Produksinya pun mencapai 15 ton/hektar. Jauh lebih tinggi daripada padi (7), jagung (5), dan ubi kayu (12). Melihat potensi sagu yang begitu besar, maka kewajiban pemerintah adalah melestarikannya.
Nah, Kabupaten Luwu Utara Provinsi Sulawesi Selatan misalnya. Daerah ini adalah salah satu penghasil sagu terbesar di Sulsel. Itulah kemudian, tidak sedikit peneliti dari berbagai perguruan tinggi melakukan penelitian di Bumi La Maranginang tersebut.

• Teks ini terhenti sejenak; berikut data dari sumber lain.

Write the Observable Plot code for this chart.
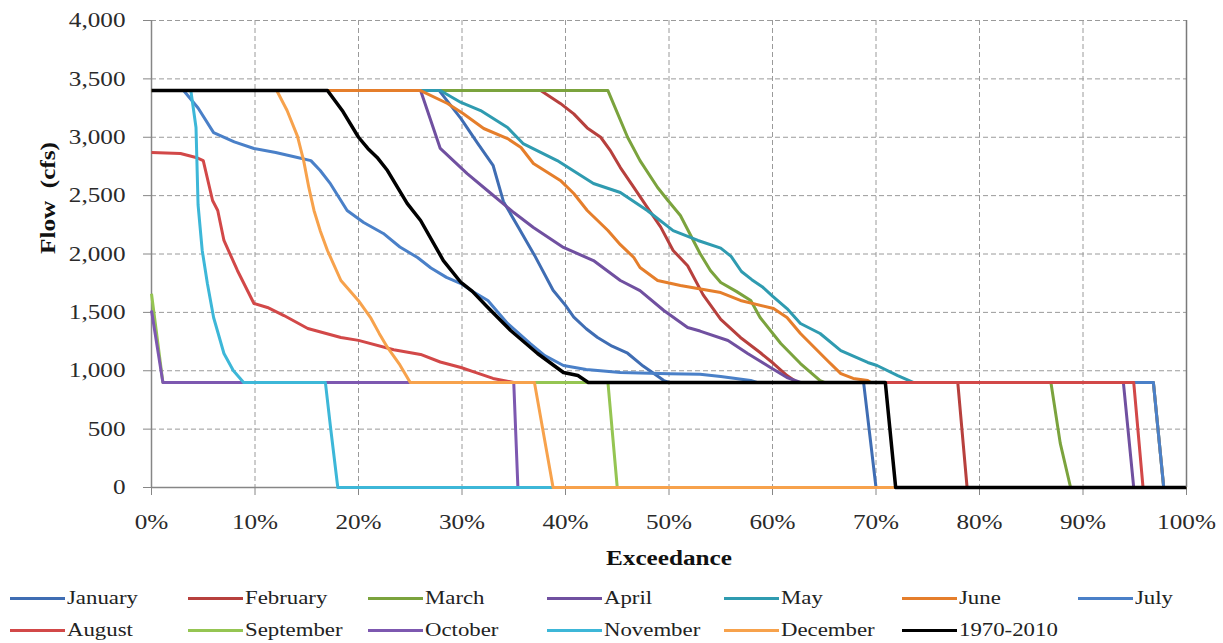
<!DOCTYPE html>
<html><head><meta charset="utf-8">
<script src="https://cdn.jsdelivr.net/npm/d3@7"></script>
<script src="https://cdn.jsdelivr.net/npm/@observablehq/plot@0.6"></script>
<style>
body{margin:0;background:#fff;}
#wrap{position:relative;width:1223px;height:643px;overflow:hidden;font-family:"Liberation Serif","Times New Roman",serif;background:#fff;}
#chart svg{display:block}
.leg{position:absolute;height:0}
.leg .sw{position:absolute;left:0;top:-1.5px;width:55px;height:3px}
.leg .lb{position:absolute;left:57px;top:-12px;font-size:19px;line-height:24px;white-space:nowrap;transform:scaleX(1.2);transform-origin:0 50%;color:#222}
</style></head>
<body><div id="wrap"><div id="chart"></div><div id="legend"></div></div>
<script>
// ---- data: [exceedance %, flow cfs] ----
const january = [[0,3400],[27.8,3400],[29.9,3160],[31.5,2950],[33,2760],[34,2450],[35.5,2220],[37,1990],[38.8,1690],[40,1560],[40.8,1460],[42,1360],[43.1,1285],[44.5,1210],[46,1150],[47.5,1040],[49.5,916],[50,900],[68.8,900],[70,0],[100,0]];
const february = [[0,3400],[37.6,3400],[39.5,3290],[40.8,3200],[42.1,3080],[43.4,3000],[44.3,2890],[45.3,2740],[46.6,2570],[47.9,2400],[49.2,2230],[50.4,2030],[51.8,1900],[53.3,1650],[55,1440],[56.9,1285],[58.8,1156],[60.1,1062],[61.4,959],[62.4,900],[77.9,900],[78.8,0],[100,0]];
const march = [[0,3400],[44.1,3400],[46,3000],[47.2,2800],[48.9,2570],[49.9,2458],[51.1,2330],[51.8,2210],[53,2004],[54,1859],[55,1756],[56.5,1680],[57.9,1602],[58.8,1456],[60.8,1233],[62.7,1062],[64.6,916],[65,900],[86.9,900],[87.8,380],[88.8,0],[100,0]];
const april = [[0,3400],[26,3400],[27.9,2904],[30.5,2689],[32.8,2518],[35,2355],[36.9,2227],[39.8,2056],[42.7,1944],[45.3,1773],[47.2,1687],[49.5,1516],[51.8,1370],[53,1340],[55.7,1259],[57.6,1148],[59.8,1028],[61.4,942],[62.7,900],[93.9,900],[94.9,0],[100,0]];
const may = [[0,3400],[27.9,3400],[29.9,3298],[31.8,3229],[34.4,3083],[35.9,2946],[39.2,2800],[42.7,2604],[45.3,2527],[47.9,2373],[50.4,2200],[52.8,2116],[55,2050],[56,1980],[57,1850],[58,1780],[59,1720],[60,1640],[61.4,1533],[62.7,1405],[64.6,1319],[66.6,1173],[69.2,1071],[70.1,1045],[72.1,959],[73.6,900],[96.8,900],[97.8,0],[100,0]];
const june = [[0,3400],[26,3400],[28.6,3289],[30.1,3203],[32.1,3075],[34.4,2989],[35.7,2912],[36.9,2775],[39.5,2630],[40.8,2518],[42.1,2373],[44.1,2201],[45.3,2080],[46.6,1970],[47.2,1884],[48.9,1773],[51.1,1730],[55,1670],[56.9,1602],[60.1,1533],[61.4,1456],[62.7,1319],[65.3,1088],[66.6,976],[67.8,934],[69.2,916],[69.5,900],[96.8,900],[97.8,0],[100,0]];
const july = [[0,3400],[3.1,3400],[4.5,3250],[6,3040],[8,2960],[9.9,2904],[12,2870],[14.1,2827],[15.4,2800],[16.3,2715],[17.3,2600],[18.9,2373],[20.5,2270],[22.4,2176],[24,2060],[25.7,1970],[27,1880],[28.5,1800],[29.9,1747],[31,1680],[32.5,1602],[34.4,1405],[36.6,1233],[38,1130],[39.8,1045],[42,1010],[45.3,985],[50,975],[53,970],[55,950],[57.9,916],[58.5,900],[96.8,900],[97.8,0],[100,0]];
const august = [[0,2870],[2.8,2861],[4.3,2827],[5,2800],[5.9,2458],[6.4,2373],[7,2116],[8.3,1859],[9.9,1576],[11.2,1542],[12.8,1473],[15.1,1362],[18.3,1285],[20,1260],[23.4,1180],[26,1140],[27.9,1075],[29.9,1028],[31.5,980],[33,934],[35,900],[94.9,900],[95.8,0],[100,0]];
const september = [[0,1660],[1.1,900],[44.1,900],[45,0],[100,0]];
const october = [[0,1516],[1.1,900],[35,900],[35.4,0],[100,0]];
const november = [[0,3400],[3.8,3400],[4.3,3083],[4.5,2420],[4.9,2030],[5.4,1747],[6,1456],[7,1148],[7.9,1002],[8.9,900],[16.8,900],[17.3,514],[18,0],[100,0]];
const december = [[0,3400],[12.1,3400],[13.1,3229],[14.1,3010],[14.7,2800],[15.2,2570],[15.7,2373],[16.3,2200],[17,2030],[18.3,1773],[20,1600],[21.2,1450],[22,1320],[22.8,1200],[24,1050],[25,900],[37,900],[38.8,0],[100,0]];
const period = [[0,3400],[17,3400],[18.5,3220],[20,3000],[20.9,2904],[21.8,2827],[22.8,2715],[24.7,2433],[26,2287],[28.2,1944],[29.9,1756],[31,1680],[32.5,1542],[34.7,1345],[37.3,1148],[39.8,985],[41.2,959],[42.2,900],[70.9,900],[71.9,0],[100,0]];

const seriesNames = ["January","February","March","April","May","June","July","August","September","October","November","December","1970-2010"];
const seriesData = [january,february,march,april,may,june,july,august,september,october,november,december,period];
const seriesColors = ["#3F6DB3","#B7403D","#7BA33D","#7050A0","#2F9BB0","#E57E2B","#4A80C8","#D24848","#95C552","#7D58B0","#3DB7D8","#F7A24C","#000000"];
const xTicks = [0,10,20,30,40,50,60,70,80,90,100];
const yTicks = [0,500,1000,1500,2000,2500,3000,3500,4000];

const lines = seriesData.map((d, i) => Plot.line(d, {
  x: p => p[0], y: p => p[1],
  stroke: seriesColors[i], strokeWidth: i === 12 ? 3.5 : 3,
  strokeLinejoin: "round", strokeLinecap: "butt"
}));

const chart = Plot.plot({
  width: 1223, height: 580,
  marginLeft: 151, marginRight: 37, marginTop: 20, marginBottom: 93,
  style: {fontFamily: '"Liberation Serif", "Times New Roman", serif', fontSize: "21px", background: "white", overflow: "visible"},
  x: {domain: [0, 100]},
  y: {domain: [0, 4000]},
  marks: [
    Plot.gridX(xTicks, {stroke: "#9a9a9a", strokeOpacity: 1, strokeDasharray: "5,3"}),
    Plot.gridY(yTicks, {stroke: "#9a9a9a", strokeOpacity: 1, strokeDasharray: "5,3"}),
    Plot.axisX({ticks: xTicks, tickFormat: d => d + "%", tickSize: 8, tickPadding: 19, stroke: "#868686", color: "#2a2a2a", label: null}),
    Plot.axisY({ticks: yTicks, tickFormat: d3.format(","), tickSize: 8, tickPadding: 18, stroke: "#868686", color: "#2a2a2a", label: null}),
    Plot.ruleX([0], {stroke: "#868686", strokeWidth: 1.5}),
    Plot.ruleY([0], {stroke: "#868686", strokeWidth: 1.5}),
    ...lines,
    Plot.ruleX([100], {stroke: "#7a7a7a", strokeWidth: 1.5}),
    Plot.text(["Exceedance"], {frameAnchor: "bottom", dy: 71, lineAnchor: "middle", fontWeight: "bold", fontSize: 21, fill: "#111"}),
    Plot.text(["Flow  (cfs)"], {frameAnchor: "left", dx: -103, rotate: -90, lineAnchor: "middle", fontWeight: "bold", fontSize: 21, fill: "#111"})
  ]
});
chart.querySelectorAll("text").forEach(t => {
  const tr = t.getAttribute("transform");
  if (tr) t.setAttribute("transform", tr + " scale(1.2,1)");
  t.setAttribute("xml:space", "preserve");
  t.style.whiteSpace = "pre";
});
document.getElementById("chart").appendChild(chart);

// ---- legend ----
const legCols = [10, 188, 368, 547, 724, 902, 1078];
const legRows = [598, 630];
const legend = document.getElementById("legend");
seriesNames.forEach((name, i) => {
  const row = i < 7 ? 0 : 1, col = i < 7 ? i : i - 7;
  const item = document.createElement("div");
  item.className = "leg";
  item.style.left = legCols[col] + "px";
  item.style.top = legRows[row] + "px";
  item.innerHTML = `<div class="sw" style="background:${seriesColors[i]}"></div><div class="lb">${name}</div>`;
  legend.appendChild(item);
});
</script>
</body></html>
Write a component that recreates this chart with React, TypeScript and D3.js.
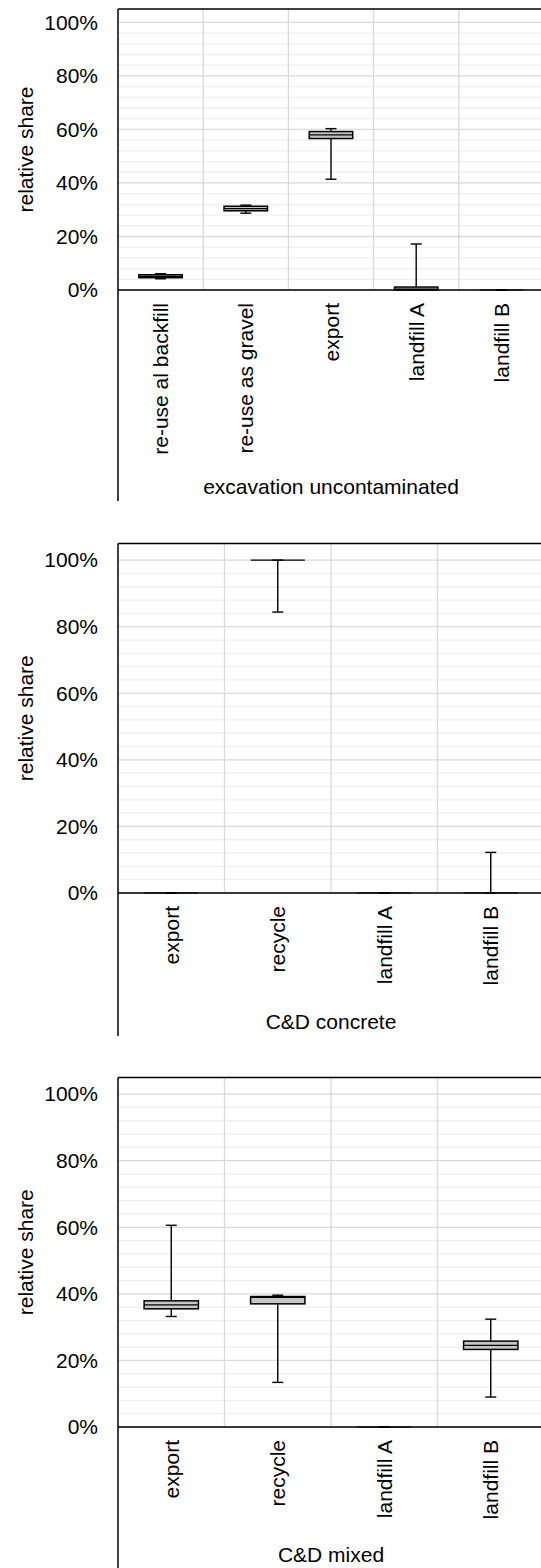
import React from 'react';
import * as d3 from 'd3';

// panel 1: excavation uncontaminated
const cats1 = ['re-use al backfill', 're-use as gravel', 'export', 'landfill A', 'landfill B'];
const min1 = [4.2, 28.7, 41.4, 0, 0];
const q1s1 = [4.6, 29.6, 56.6, 0, 0];
const med1 = [5.1, 30.4, 58.0, 0.3, 0];
const q3s1 = [5.7, 31.3, 59.2, 1.1, 0];
const max1 = [6.1, 31.7, 60.3, 17.2, 0];

// panel 2: C&D concrete
const cats2 = ['export', 'recycle', 'landfill A', 'landfill B'];
const min2 = [0, 84.4, 0, 0];
const q1s2 = [0, 100, 0, 0];
const med2 = [0, 100, 0, 0];
const q3s2 = [0, 100, 0, 0];
const max2 = [0, 100, 0, 12.2];

// panel 3: C&D mixed
const cats3 = ['export', 'recycle', 'landfill A', 'landfill B'];
const min3 = [33.2, 13.4, 0, 9.0];
const q1s3 = [35.5, 37.0, 0, 23.3];
const med3 = [36.7, 38.9, 0, 24.5];
const q3s3 = [37.9, 39.2, 0, 25.8];
const max3 = [60.6, 39.6, 0, 32.4];

const yTicks = [0, 20, 40, 60, 80, 100];
const yMax = 105;

const FONT = '"Liberation Sans", Arial, sans-serif';
const FS = 21;

type Panel = {
  title: string;
  cats: string[];
  mins: number[];
  q1s: number[];
  meds: number[];
  q3s: number[];
  maxs: number[];
  top: number;
  bottom: number;
  titleY: number;
  lineEnd: number;
};

const panels: Panel[] = [
  { title: 'excavation uncontaminated', cats: cats1, mins: min1, q1s: q1s1, meds: med1, q3s: q3s1, maxs: max1, top: 9, bottom: 290, titleY: 494, lineEnd: 501 },
  { title: 'C&D concrete', cats: cats2, mins: min2, q1s: q1s2, meds: med2, q3s: q3s2, maxs: max2, top: 543.5, bottom: 893, titleY: 1029, lineEnd: 1036 },
  { title: 'C&D mixed', cats: cats3, mins: min3, q1s: q1s3, meds: med3, q3s: q3s3, maxs: max3, top: 1077.5, bottom: 1427, titleY: 1562, lineEnd: 1570 },
];

const left = 118;
const right = 544;

const BoxPanel = ({ p }: { p: Panel }) => {
  const x = d3.scaleBand().domain(p.cats).range([left, right]).padding(0);
  const y = d3.scaleLinear().domain([0, yMax]).range([p.bottom, p.top]);
  const minor = d3.range(4, 100, 4).filter((v) => v % 20 !== 0);
  const bw = x.bandwidth() * 0.51;
  const cap = 11;

  return (
    <g>
      {minor.map((v) => (
        <line key={'m' + v} x1={left} x2={right} y1={y(v)} y2={y(v)} stroke="#efefef" strokeWidth={1.3} />
      ))}
      {yTicks.map((v) => (
        <line key={'g' + v} x1={left} x2={right} y1={y(v)} y2={y(v)} stroke="#d9d9d9" strokeWidth={1.3} />
      ))}
      {p.cats.slice(1).map((c) => (
        <line key={'v' + c} x1={x(c)!} x2={x(c)!} y1={p.top} y2={p.bottom} stroke="#d9d9d9" strokeWidth={1.3} />
      ))}
      {/* frame */}
      <line x1={left} x2={right} y1={p.top} y2={p.top} stroke="#000" strokeWidth={1.5} />
      <line x1={left} x2={left} y1={p.top} y2={p.lineEnd} stroke="#000" strokeWidth={1.5} />

      {p.cats.map((c, i) => {
        const cx = x(c)! + x.bandwidth() / 2;
        const flat = y(p.q1s[i]) - y(p.q3s[i]) < 1;
        return (
          <g key={'b' + c}>
            <line x1={cx} x2={cx} y1={y(p.maxs[i])} y2={y(p.q3s[i])} stroke="#000" strokeWidth={1.4} />
            <line x1={cx} x2={cx} y1={y(p.q1s[i])} y2={y(p.mins[i])} stroke="#000" strokeWidth={1.4} />
            <line x1={cx - cap / 2} x2={cx + cap / 2} y1={y(p.maxs[i])} y2={y(p.maxs[i])} stroke="#000" strokeWidth={1.4} />
            <line x1={cx - cap / 2} x2={cx + cap / 2} y1={y(p.mins[i])} y2={y(p.mins[i])} stroke="#000" strokeWidth={1.4} />
            <rect
              x={cx - bw / 2}
              y={y(p.q3s[i])}
              width={bw}
              height={y(p.q1s[i]) - y(p.q3s[i])}
              fill="#c6c6c6"
              stroke="#000"
              strokeWidth={flat ? 2.4 : 1.5}
            />
            <line x1={cx - bw / 2} x2={cx + bw / 2} y1={y(p.meds[i])} y2={y(p.meds[i])} stroke="#000" strokeWidth={1.2} />
          </g>
        );
      })}

      <line x1={left} x2={right} y1={p.bottom} y2={p.bottom} stroke="#000" strokeWidth={1.5} />

      {yTicks.map((v) => (
        <text key={'t' + v} x={98} y={y(v)} dy="0.35em" textAnchor="end" fontSize={FS} fontFamily={FONT} fill="#000">
          {v}%
        </text>
      ))}
      <text
        transform={`translate(26,${(p.top + p.bottom) / 2}) rotate(-90)`}
        dy="0.35em"
        textAnchor="middle"
        fontSize={FS}
        fontFamily={FONT}
        fill="#000"
      >
        relative share
      </text>
      {p.cats.map((c) => (
        <text
          key={'l' + c}
          transform={`translate(${x(c)! + x.bandwidth() / 2},${p.bottom + 13}) rotate(-90)`}
          dy="0.36em"
          textAnchor="end"
          fontSize={FS}
          fontFamily={FONT}
          fill="#000"
        >
          {c}
        </text>
      ))}
      <text x={(left + right) / 2} y={p.titleY} textAnchor="middle" fontSize={FS} fontFamily={FONT} fill="#000">
        {p.title}
      </text>
    </g>
  );
};

export default function App() {
  return (
    <svg width={541} height={1568} style={{ position: 'absolute', left: 0, top: 0, background: '#fff' }}>
      <rect width={541} height={1568} fill="#fff" />
      {panels.map((p) => (
        <BoxPanel key={p.title} p={p} />
      ))}
    </svg>
  );
}
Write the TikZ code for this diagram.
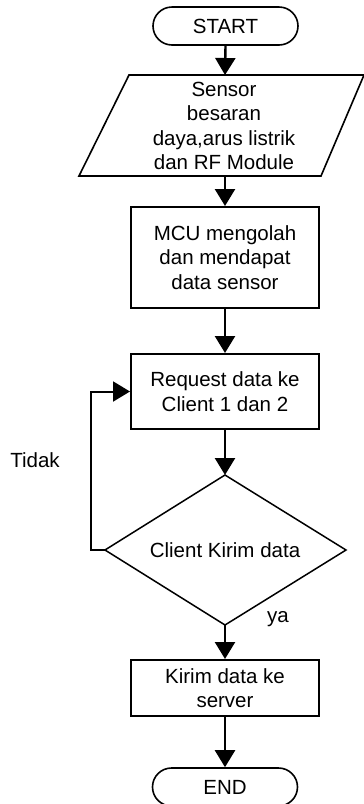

Meski begitu, Pemerintah Daerah Kabupaten Luwu Utara juga tidak tinggal diam dalam upaya pelesatarian tanaman sagu. Berbagai forum diskusi selalu dihadirkan oleh pemerintah daerah.
Kerannya dibuka, kemudian peneliti, perguruan tinggi dan NGO lainnya dilibatkan. Tujuannya, bagaimana mencari solusi agar keberadaan sagu bisa memperkuat ketahanan pangan.
Nah, Tim Riset Pengembangan Inovatif Kolaboratif (RPIK) Kementerian Pertanian Republik Indonesia bekerjasama dengan Pemda Luwu Utara, menggelar kegiatan Focus Group Discussion (FGD) yang bertema “Revitalisasi Peran Sagu di Tana Luwu untuk Ketahanan Pangan, Rabu (9/6/2021) di Aula La Galigo Kantor Bupati Luwu Utara.
FGD ini dibuka oleh Bupati melalui Asisten Ekonomi dan Pembangan, Alauddin Sukri, serta dihadiri Koordinator BPP di tiga kecamatan (Malbar, Malangke dan Tanalili), perwakilan Petani Produsen Sagu Basah, para Peneliti dari berbagai disiplin ilmu rumpun pertanian (agronomi, pascapanen dan sosial ekonomi), serta beberapa pejabat di Dinas Ketahanan Pangan.
Dalam FGD tersebut, ada tiga tantangan yang mengemuka, yaitu: (1) perlu adanya aksi nyata untuk menekan laju pengurangan populasi sagu, sekaligus melakukan upaya ekstensifikasi tanaman sagu; (2) kehadiran intervensi Pemda bagi pelaku usaha berbasis sagu; dan (3) perlunya pengawalan pendaftaran jenis sagu unggul untuk produksi bibit.
“Kita berharap FGD ini menjadi wadah untuk merembukkan beberapa tantangan, bagaimna sagu itu menjadi komoditi dalam rangka memperkuat ketahanan pangan,” kata Alauddin yang juga Kadis Ketahanan Pangan ini. Untuk itu, kata dia, perlu ada aksi nyata untuk melakukan upaya ekstensifikasi, sehingga kelestariannya tetap terus terjaga,” terang dia.